Это говорит Репин в старости, когда его врагом является новое искусство. Но если обратиться к его молодым писаниям, то мы не найдем разницы даже в именах. Там он третирует Рафаэля не хуже Бурлюка. Да еще не так давно сравнительно – в 1895 г. он писал: «Тайная Вечеря– Леонардо да Винчи, будем откровенны, – устарела, она нам кажется теперь уже условной и школьной по композиции, примитивной и подчеркнутой по экспрессии лиц и фигур».7
А в 1873 г. он пишет из Рима: «Что Вам сказать о пресловутом Риме? Отживший, мертвый город и даже следы-то жизни остались какие-то мертвые – поповские. Один только Моисей – поразителен. Всё остальное, с Рафаэлем во главе, такое старое, детское, что смотреть не хочется.

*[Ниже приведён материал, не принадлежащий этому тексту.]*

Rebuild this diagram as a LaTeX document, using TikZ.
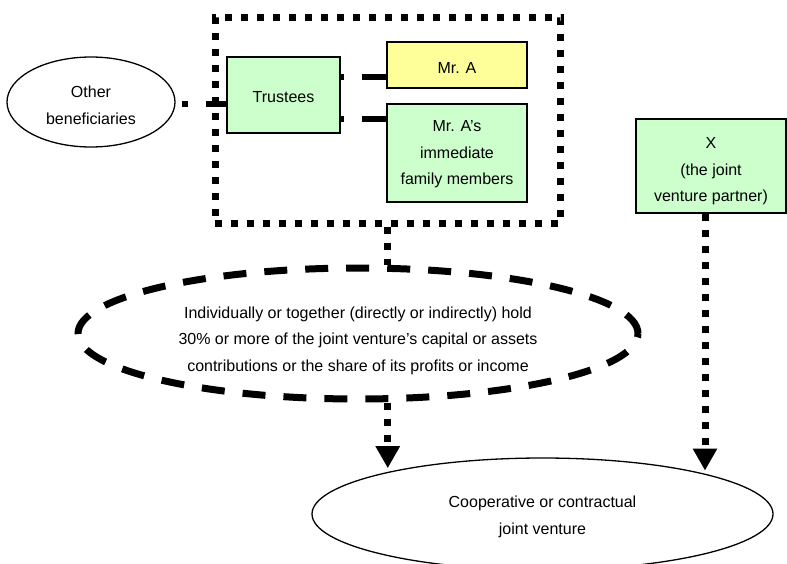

Какая гадость в галереях… Просто смотреть не на что, только устаешь бесплодно… Микель Анджело в Сикстинской капелле – грубоват, но надобно принять во внимание время… Мне противна Италия с ее условной до рвоты красотой…»8
В 1874 г. он пишет из Франции: «Я верю только во французов, но они глупы и неразвиты, как дети… Живопись их так глупа, так пуста, что и сказать нельзя. У них даже и учения не видно – шарлатанство одно… Одна русским беда: слишком они выросли в требованиях. Их идеалы так велики, что всё европейское искусство кажется им карикатурой или очень слабым намеком…»9 Мы видим – Репин и в молодости, и теперь остается «одним из немногих избранных, аристократов духа», как он сам выразился, которые сперва уничтожают всё старое – хорошее, чтобы заставить брать свое новое, и раз забравшись в «храм искусства», сидят там крепко, не пускают никого и при каждом появлении молодых подымают такие вопли, точно их самих оттуда честью просят. Репин молодых наделяет собственной своей психологией.
Но Репин нервнее и несдержаннее г. Бурлюка. Он не только пишет статьи и поносит устно ему ненавистных художников: один вид их произведений приводит его на выставках в исступление и вызывает истерические припадки. В этом отношении г. Бурлюк гораздо корректнее; сам Репин ближе подходит к душевному состоянию Абрама Балашова. Он сочетает в себе темперамент Бурлюка с нервной возбудимостью Балашова.
Поэтому неудивительно, что, судя по самому себе, он непременно хочет поставить в связь теории Бурлюка с поступком Балашова. Это обвинение – невольное признание: он сам на месте Бурлюка и прочих молодых поступил бы так.
Когда для меня выяснилась необходимость посвятить лекцию публичному выяснению смысла всего, что произошло и связалось с данной историей, я счел для себя обязательным предложить мои мысли, как тему для диспута, – «Бубновому Валету», как единственной в Москве сплоченной и определенной художественной организации, серьезно занятой разработкой новейших течений искусства.
Я должен предупредить, что сам я членом «Бубнового Валета» не состою. Нас связывают общие симпатии в новом искусстве. В выборе друзей мы солидарны, но весьма расходимся в выборе врагов. Мои симпатии в старом искусстве явно враждебны художникам «Бубнового Валета».